Articolo di Ottorino Pagani:
“Le inchieste sull’urbanistica “milanese” sollevano, indipendentemente dagli strascichi giudiziari, un tema di fondo, ben sintetizzato dalla magistratura in una delle prime indagini (Park Tower – 2023): “è stata vanificata la la potestà pubblica di programmazione territoriale a vantaggio di interessi privatistici”. Cioè, si pone la questione generale di come gli amministratori intendano esercitare il governo del territorio, ovvero di come intendono amministrare l’urbanistica.

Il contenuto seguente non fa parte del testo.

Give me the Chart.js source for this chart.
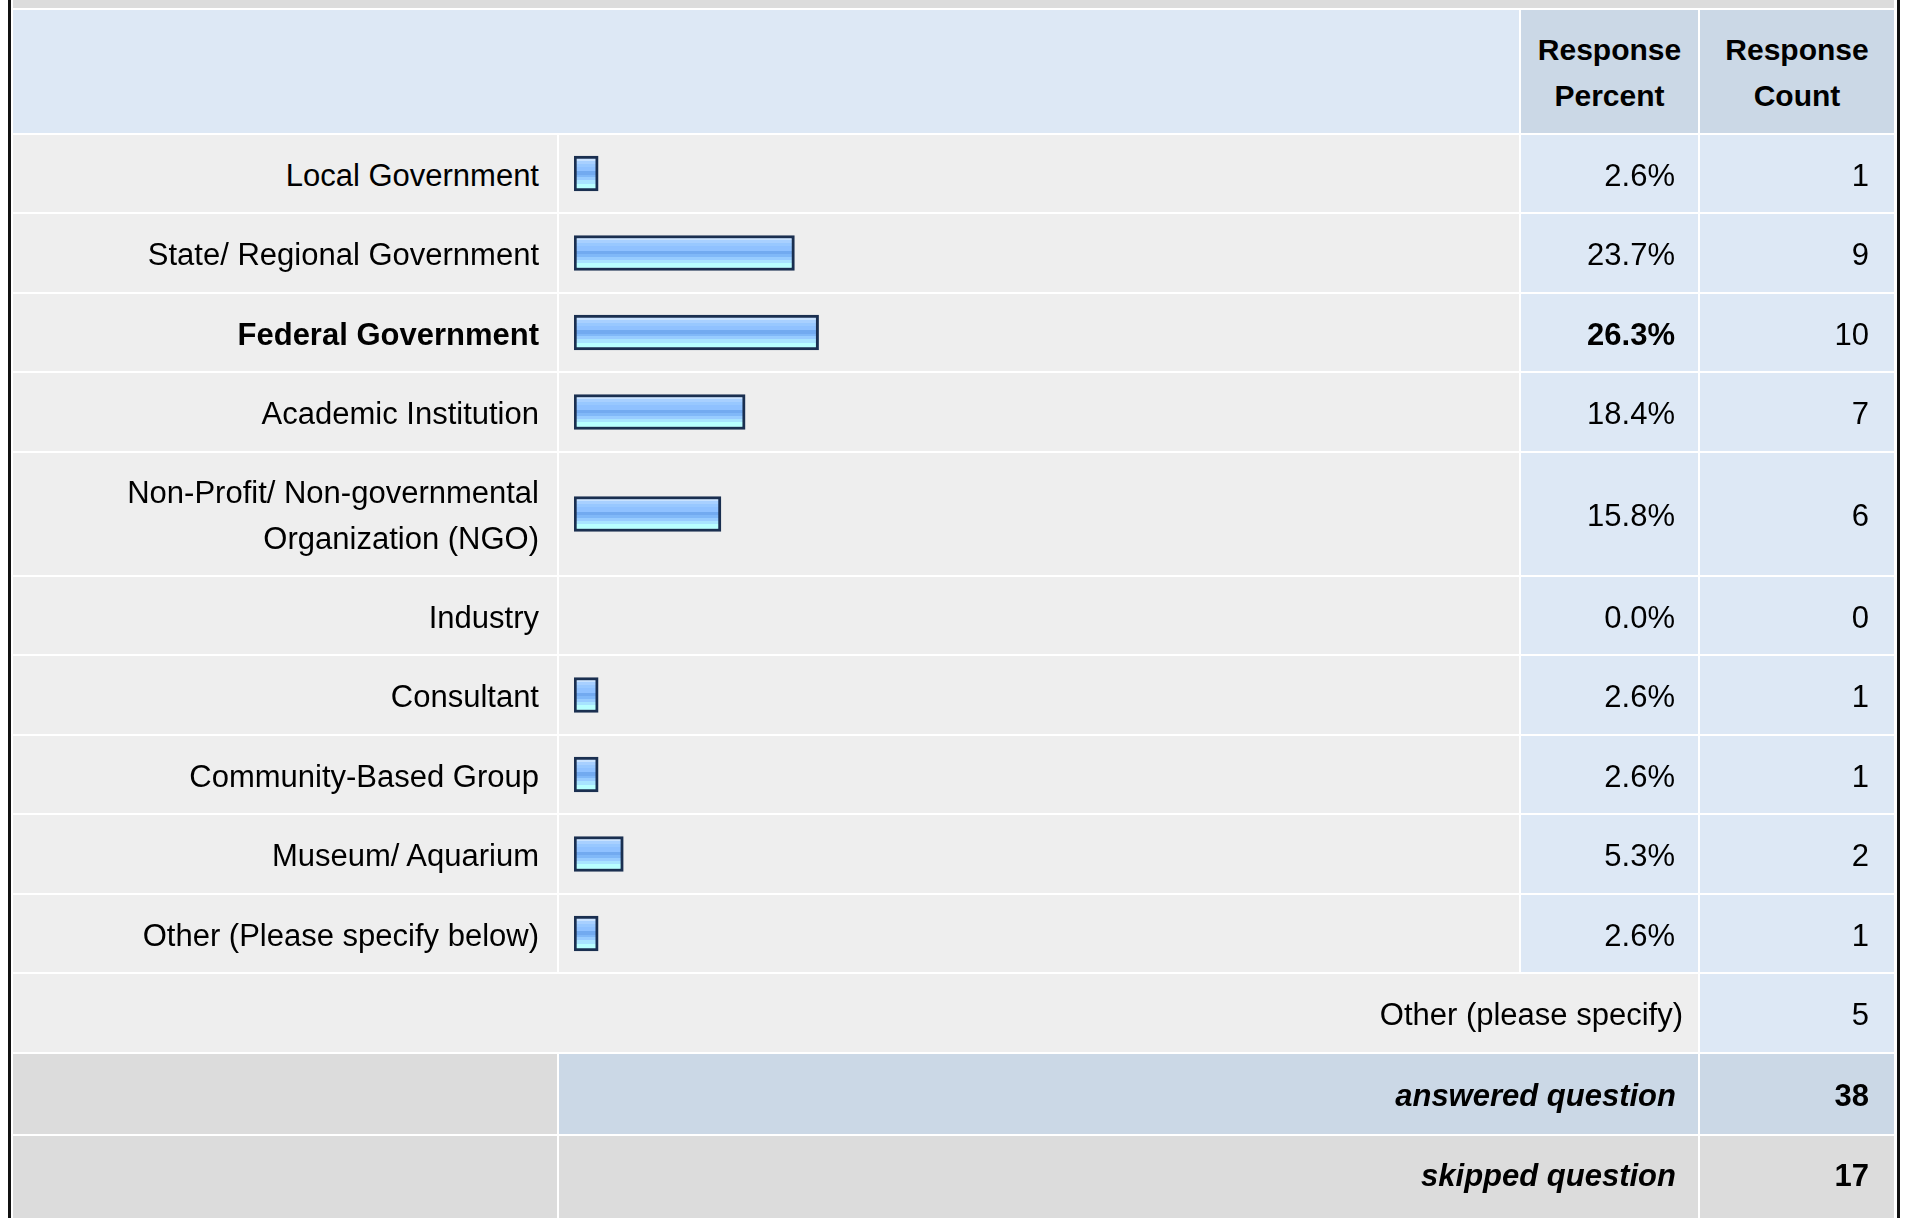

La domanda, che è anzitutto politica, è se l’amministrazione pubblica (il Comune, la Città Metropolitana, la Regione) intenda guidare attivamente i processi di trasformazione del territorio, laddove siano rilevanti, o ritenga che il suo compito sia solo valutare i progetti proposti dagli operatori, sulla base di un generico interesse pubblico. Ci si chiede se il “Piano” come progetto di città o progetto di territorio, sia considerato un valido strumento per realizzare un’aspirazione collettiva o sia solo un sistema di regole modificabile se costituisce un impedimento alle trasformazioni. Non vuole essere una domanda polemica, è una domanda che interroga anche il ruolo della disciplina urbanistica: il “Piano” serve ancora?
Questa “questione” è, a mio avviso, comune a tutti i Comuni italiani, in particolare ai comuni delle Città Metropolitane, orfani di una “Provincia” impegnata nella tutela degli interessi pubblici sovra-ordinati attraverso piani urbanistici dettagliati e con valore di strumenti attuativi ( ad esempio, i “vecchi Piani cintura”); cioè “Piani” che assumono un ruolo attivo nei processi di una vera riqualificazione / rigenerazione urbana. Per questo, alla domanda finale del punto precedente dovremmo rispondere in modo affermativo, articolando che:
- è necessario avvalorare la definizione di urbanistica di Thomas Adams: : «L’urbanistica può essere definita come l’arte di pianificare lo sviluppo fisico delle comunità urbane, con l’obiettivo generale di assicurare condizioni di vita e di lavoro salubri e sicure, fornendo adeguate ed efficienti forme di trasporto e promuovendo il benessere pubblico.”,
- diventa allora urgente costruire dei “Piani nuovi”, partendo dalla ridefinizione degli standard qualitativi e dei servizi pubblici che dobbiamo realizzare per le sfide che ci attendono per i cambiamenti climatici e per ricercare una maggiore giustizia sociale. Utilizzando per questo:
- “La legge europea per il ripristino della natura”: il regolamento già in vigore che impone di ripristinare gli ecosistemi degradati entro il 2030, compreso il suolo.
- nuove regole, ad esempio: la “regola del verde: 3 – 30 – 300”. ognuno dovrebbe avere diritto a vedere 3 alberi, avere nelle zone più prossime coperture arboree che garantiscono il 30% di ombra, e avere a circa 300 metri da casa un parco, anche piccolo, ma un parco…”;
- nuovi piani per il diritto all’abitare: un simil “Piano Fanfani – INA casa” predisposto nel secondo dopoguerra; con una sostanziale differenza: un piano non per nuove costruzioni ma solo per le ricostruzioni, con un edilizia attenta ai costi e alla sostenibilità ambientale. Uno “strumento”che permetterebbe anche di consolidare il patrimonio edilizio pubblico aggiornandolo per i tempi che verranno.
- e soprattutto dovremmo cambiare approccio nel metodo di costruzione dei “Piani nuovi” e nel modo di valutazione delle proposte di intervento dei privati: per decidere non dobbiamo confrontarci con i vari progetti dei privati ma dobbiamo confrontarci con i “Piani” locali e sovra-ordinati che devono tutelare l’interesse pubblico, e solo in questo contesto analizzare le richieste dei privati.”